A Manchester United supporter, he appeared in the film Manchester United: Beyond the Promised Land in 2000. The same year, Lammar was among those sharing their memories of his fellow Mancunian Les Dawson in an edition of ITV's The Unforgettable documentary series which profiled Dawson. Lammar was a friend of Dawson's, and they had been due to meet on the day of the latter's death in 1993.

Lammar lived in Shuttleworth, near Bury, in the 1990s, and at the time of his death, he was living in Piccadilly Village, an apartment complex in Ancoats. His autobiography, I Am What I Am, was published in 2002, with an introduction by the then-manager of Manchester United, Sir Alex Ferguson.
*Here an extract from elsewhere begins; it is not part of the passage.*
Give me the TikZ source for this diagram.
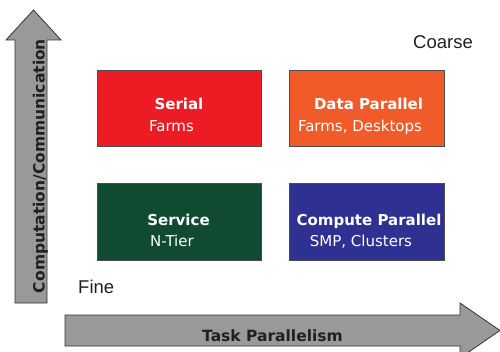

On 7 November 2003, after suffering from cancer, Lammar died at the Christie Hospital in Manchester, aged 66. As the funeral cortege made its way through the streets of Manchester, hundreds of people lined the streets. The ceremony took place at Corpus Christi Priory in Miles Platting, with readings given by Ferguson, actress Sue Johnston and former England captain Bryan Robson. Among those attending the funeral were television presenter Jeremy Beadle, former Greater Manchester Police Deputy Chief Constable John Stalker, and several Coronation Street actors, past and present: Bill Tarmey, Michael Le Vell, Ryan Thomas, Helen Worth and Chris Quinten. The funeral service was followed by a private burial at the family grave in Gorton Cemetery. Lammar was survived by his partner of 29 years, Billy Hughes.

== Legacy ==
A painted mural in Manchester's gay village features an image of Lammar, alongside several other historical figures with local links, including Emmeline Pankhurst, Quentin Crisp and Alan Turing. In addition, Lammars Restaurant & Bar on Hilton Street is named after him.